SET PROBLEM: Leave out all pictures. Return exactly the lines from the top of the material through the line containing "fontsize=11.2, color=text_color, labelpad=17)".

DATA PROVIDED:
********************
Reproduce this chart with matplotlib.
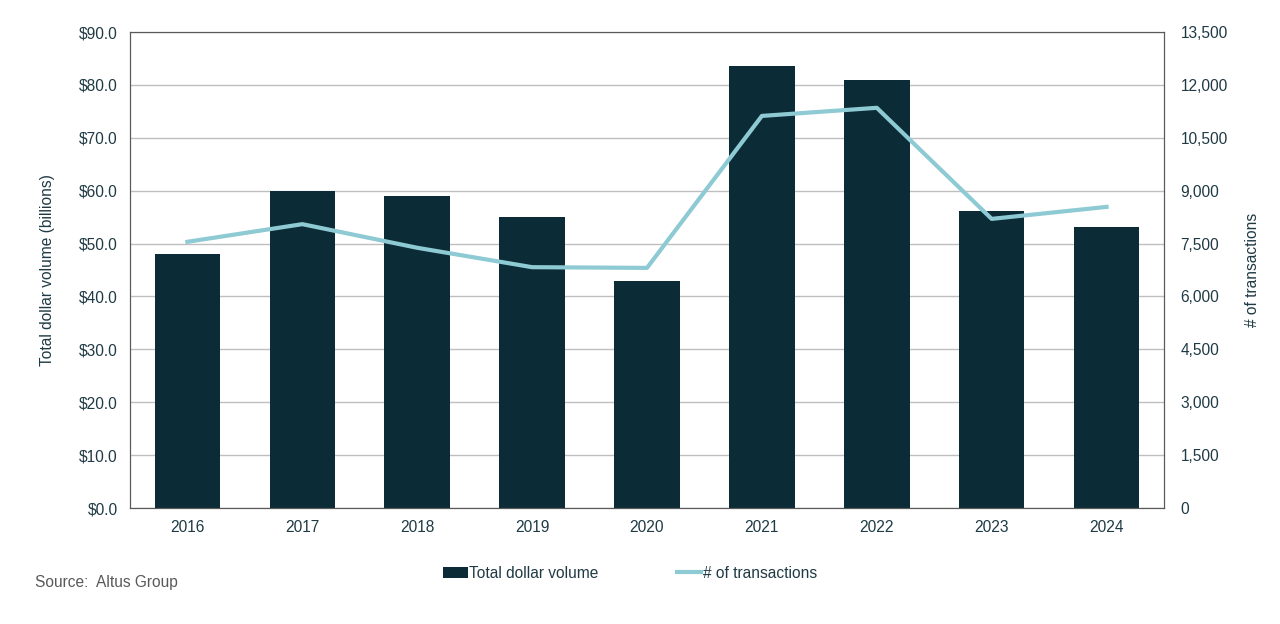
import numpy as np
import matplotlib.pyplot as plt
from matplotlib.ticker import FuncFormatter

plt.rcParams['font.family'] = ['Liberation Sans', 'DejaVu Sans']

years = ["2016", "2017", "2018", "2019", "2020", "2021", "2022", "2023", "2024"]
volume = [48.0, 60.0, 59.0, 55.0, 43.0, 83.6, 80.9, 56.1, 53.1]
transactions = [7550, 8050, 7380, 6830, 6810, 11120, 11350, 8200, 8540]

bar_color = "#0b2b36"
line_color = "#8ecad3"
text_color = "#1f3a44"

fig = plt.figure(figsize=(12.8, 6.24), dpi=100)
ax = fig.add_axes([130 / 1280, 1 - 508 / 624, (1164 - 130) / 1280, (508 - 32) / 624])
x = np.arange(len(years))

ax.bar(x, volume, width=0.57, color=bar_color, label="Total dollar volume", zorder=2)
ax.set_ylim(0, 90)
ax.set_yticks(np.arange(0, 91, 10))
ax.yaxis.set_major_formatter(FuncFormatter(lambda v, p: f"${v:.1f}"))
ax.set_xlim(-0.5, len(years) - 0.5)
ax.set_xticks(x)
ax.set_xticklabels(years)
ax.grid(axis="y", color="#bfbfbf", linewidth=1, zorder=0)
ax.set_axisbelow(True)
ax.tick_params(length=0, labelsize=11.2, colors=text_color, pad=9)
for s in ax.spines.values():
    s.set_color("#595959")
ax.set_ylabel("Total dollar volume (billions)", fontsize=11.2, color=text_color, labelpad=17)

ax2 = ax.twinx()
ax2.plot(x, transactions, color=line_color, linewidth=3, label="# of transactions", zorder=3)
ax2.set_ylim(0, 13500)
ax2.set_yticks(np.arange(0, 13501, 1500))
ax2.yaxis.set_major_formatter(FuncFormatter(lambda v, p: f"{int(v):,}"))
ax2.tick_params(length=0, labelsize=11.2, colors=text_color, pad=12)
for s in ax2.spines.values():
    s.set_color("#595959")
ax2.set_ylabel("# of transactions", fontsize=11.2, color=text_color, labelpad=12)

h1, l1 = ax.get_legend_handles_labels()
h2, l2 = ax2.get_legend_handles_labels()
fig.legend(h1 + h2, l1 + l2, loc="center", bbox_to_anchor=(630 / 1280, 1 - 573 / 624),
           ncol=2, frameon=False, fontsize=11.2, columnspacing=5, handlelength=1.6,
           handletextpad=0.1, labelcolor=text_color)

fig.text(35 / 1280, 1 - 583 / 624, "Source:  Altus Group", fontsize=11.2, color="#595959", va="center")

fig.savefig("out.png", dpi=100)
********************
EXPECTED ANSWER:
Reproduce this chart with matplotlib.
import numpy as np
import matplotlib.pyplot as plt
from matplotlib.ticker import FuncFormatter

plt.rcParams['font.family'] = ['Liberation Sans', 'DejaVu Sans']

years = ["2016", "2017", "2018", "2019", "2020", "2021", "2022", "2023", "2024"]
volume = [48.0, 60.0, 59.0, 55.0, 43.0, 83.6, 80.9, 56.1, 53.1]
transactions = [7550, 8050, 7380, 6830, 6810, 11120, 11350, 8200, 8540]

bar_color = "#0b2b36"
line_color = "#8ecad3"
text_color = "#1f3a44"

fig = plt.figure(figsize=(12.8, 6.24), dpi=100)
ax = fig.add_axes([130 / 1280, 1 - 508 / 624, (1164 - 130) / 1280, (508 - 32) / 624])
x = np.arange(len(years))

ax.bar(x, volume, width=0.57, color=bar_color, label="Total dollar volume", zorder=2)
ax.set_ylim(0, 90)
ax.set_yticks(np.arange(0, 91, 10))
ax.yaxis.set_major_formatter(FuncFormatter(lambda v, p: f"${v:.1f}"))
ax.set_xlim(-0.5, len(years) - 0.5)
ax.set_xticks(x)
ax.set_xticklabels(years)
ax.grid(axis="y", color="#bfbfbf", linewidth=1, zorder=0)
ax.set_axisbelow(True)
ax.tick_params(length=0, labelsize=11.2, colors=text_color, pad=9)
for s in ax.spines.values():
    s.set_color("#595959")
ax.set_ylabel("Total dollar volume (billions)", fontsize=11.2, color=text_color, labelpad=17)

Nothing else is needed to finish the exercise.